=== GIVEN TASK ===
Transcribe each line of the material as it is, and drop any picture.
## BEGIN
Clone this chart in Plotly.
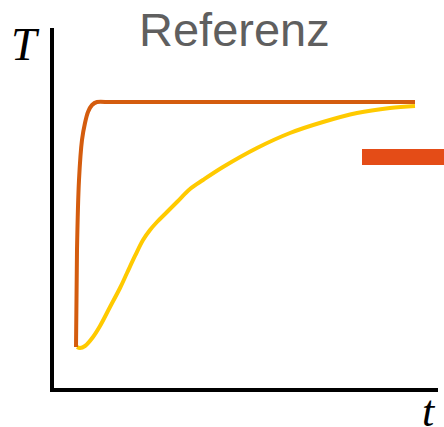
import plotly.graph_objects as go

# --- data (arbitrary units: t on 0..10, T on 0..10) ---
fast_t = [0.573, 0.599, 0.651, 0.729, 0.807, 0.885, 0.990, 1.120, 1.458, 9.401]
fast_T = [1.139, 3.833, 5.778, 6.889, 7.361, 7.667, 7.861, 7.944, 7.944, 7.944]

slow_t = [0.599, 0.677, 0.807, 1.016, 1.198, 1.458, 1.719, 1.901, 2.109, 2.318, 2.500,
          2.682, 2.943, 3.203, 3.542, 3.880, 4.401, 5.286, 6.146, 7.005, 7.891, 8.750, 9.401]
slow_T = [1.139, 1.111, 1.167, 1.417, 1.722, 2.250, 2.778, 3.194, 3.667, 4.111, 4.389,
          4.611, 4.889, 5.167, 5.528, 5.778, 6.139, 6.667, 7.083, 7.389, 7.639, 7.778, 7.833]

title_text = "Referenz"
y_label = "T"
x_label = "t"

W, H = 444, 427
X0, X1 = 54, 438   # plot area in px
Y0, Y1 = 28, 388


def px_x(p):
    return p / W


def px_y(p):
    return 1 - p / H


fig = go.Figure()
fig.add_trace(go.Scatter(x=slow_t, y=slow_T, mode="lines",
                         line=dict(color="#FFCA00", width=4, shape="spline", smoothing=1.0),
                         showlegend=False, hoverinfo="skip"))
fig.add_trace(go.Scatter(x=fast_t, y=fast_T, mode="lines",
                         line=dict(color="#D45C0E", width=4, shape="spline", smoothing=0.6),
                         showlegend=False, hoverinfo="skip"))

fig.update_layout(
    width=W, height=H,
    margin=dict(l=0, r=0, t=0, b=0),
    paper_bgcolor="white", plot_bgcolor="white",
    xaxis=dict(domain=[px_x(X0), px_x(X1)], range=[0, 10], showgrid=False, zeroline=False,
               showticklabels=False, ticks="", showline=True, linecolor="black", linewidth=4),
    yaxis=dict(domain=[px_y(Y1), px_y(Y0)], range=[0, 10], showgrid=False, zeroline=False,
               showticklabels=False, ticks="", showline=True, linecolor="black", linewidth=4),
    shapes=[dict(type="rect", xref="paper", yref="paper",
                 x0=px_x(362), x1=1.0, y0=px_y(165), y1=px_y(149),
                 fillcolor="#E44C17", line=dict(width=0))],
    annotations=[
        dict(text=title_text, xref="paper", yref="paper", x=px_x(234.5), y=px_y(30),
             xanchor="center", yanchor="middle", showarrow=False,
             font=dict(family="Liberation Sans, Arial", size=47, color="#5F5F5F")),
        dict(text="<i>" + y_label + "</i>", xref="paper", yref="paper", x=px_x(25.5), y=px_y(44),
             xanchor="center", yanchor="middle", showarrow=False,
             font=dict(family="Liberation Serif, Times New Roman", size=46, color="black")),
        dict(text="<i>" + x_label + "</i>", xref="paper", yref="paper", x=px_x(429), y=px_y(411),
             xanchor="center", yanchor="middle", showarrow=False,
             font=dict(family="Liberation Serif, Times New Roman", size=44, color="black")),
    ],
)

fig.write_html("out.html", config={"displayModeBar": False},
               post_script="document.body.style.margin='0';document.body.style.overflow='hidden';")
## END
=== EXERCISE SOLUTION ===
Clone this chart in Plotly.
import plotly.graph_objects as go

# --- data (arbitrary units: t on 0..10, T on 0..10) ---
fast_t = [0.573, 0.599, 0.651, 0.729, 0.807, 0.885, 0.990, 1.120, 1.458, 9.401]
fast_T = [1.139, 3.833, 5.778, 6.889, 7.361, 7.667, 7.861, 7.944, 7.944, 7.944]

slow_t = [0.599, 0.677, 0.807, 1.016, 1.198, 1.458, 1.719, 1.901, 2.109, 2.318, 2.500,
          2.682, 2.943, 3.203, 3.542, 3.880, 4.401, 5.286, 6.146, 7.005, 7.891, 8.750, 9.401]
slow_T = [1.139, 1.111, 1.167, 1.417, 1.722, 2.250, 2.778, 3.194, 3.667, 4.111, 4.389,
          4.611, 4.889, 5.167, 5.528, 5.778, 6.139, 6.667, 7.083, 7.389, 7.639, 7.778, 7.833]

title_text = "Referenz"
y_label = "T"
x_label = "t"

W, H = 444, 427
X0, X1 = 54, 438   # plot area in px
Y0, Y1 = 28, 388


def px_x(p):
    return p / W


def px_y(p):
    return 1 - p / H


fig = go.Figure()
fig.add_trace(go.Scatter(x=slow_t, y=slow_T, mode="lines",
                         line=dict(color="#FFCA00", width=4, shape="spline", smoothing=1.0),
                         showlegend=False, hoverinfo="skip"))
fig.add_trace(go.Scatter(x=fast_t, y=fast_T, mode="lines",
                         line=dict(color="#D45C0E", width=4, shape="spline", smoothing=0.6),
                         showlegend=False, hoverinfo="skip"))

fig.update_layout(
    width=W, height=H,
    margin=dict(l=0, r=0, t=0, b=0),
    paper_bgcolor="white", plot_bgcolor="white",
    xaxis=dict(domain=[px_x(X0), px_x(X1)], range=[0, 10], showgrid=False, zeroline=False,
               showticklabels=False, ticks="", showline=True, linecolor="black", linewidth=4),
    yaxis=dict(domain=[px_y(Y1), px_y(Y0)], range=[0, 10], showgrid=False, zeroline=False,
               showticklabels=False, ticks="", showline=True, linecolor="black", linewidth=4),
    shapes=[dict(type="rect", xref="paper", yref="paper",
                 x0=px_x(362), x1=1.0, y0=px_y(165), y1=px_y(149),
                 fillcolor="#E44C17", line=dict(width=0))],
    annotations=[
        dict(text=title_text, xref="paper", yref="paper", x=px_x(234.5), y=px_y(30),
             xanchor="center", yanchor="middle", showarrow=False,
             font=dict(family="Liberation Sans, Arial", size=47, color="#5F5F5F")),
        dict(text="<i>" + y_label + "</i>", xref="paper", yref="paper", x=px_x(25.5), y=px_y(44),
             xanchor="center", yanchor="middle", showarrow=False,
             font=dict(family="Liberation Serif, Times New Roman", size=46, color="black")),
        dict(text="<i>" + x_label + "</i>", xref="paper", yref="paper", x=px_x(429), y=px_y(411),
             xanchor="center", yanchor="middle", showarrow=False,
             font=dict(family="Liberation Serif, Times New Roman", size=44, color="black")),
    ],
)

fig.write_html("out.html", config={"displayModeBar": False},
               post_script="document.body.style.margin='0';document.body.style.overflow='hidden';")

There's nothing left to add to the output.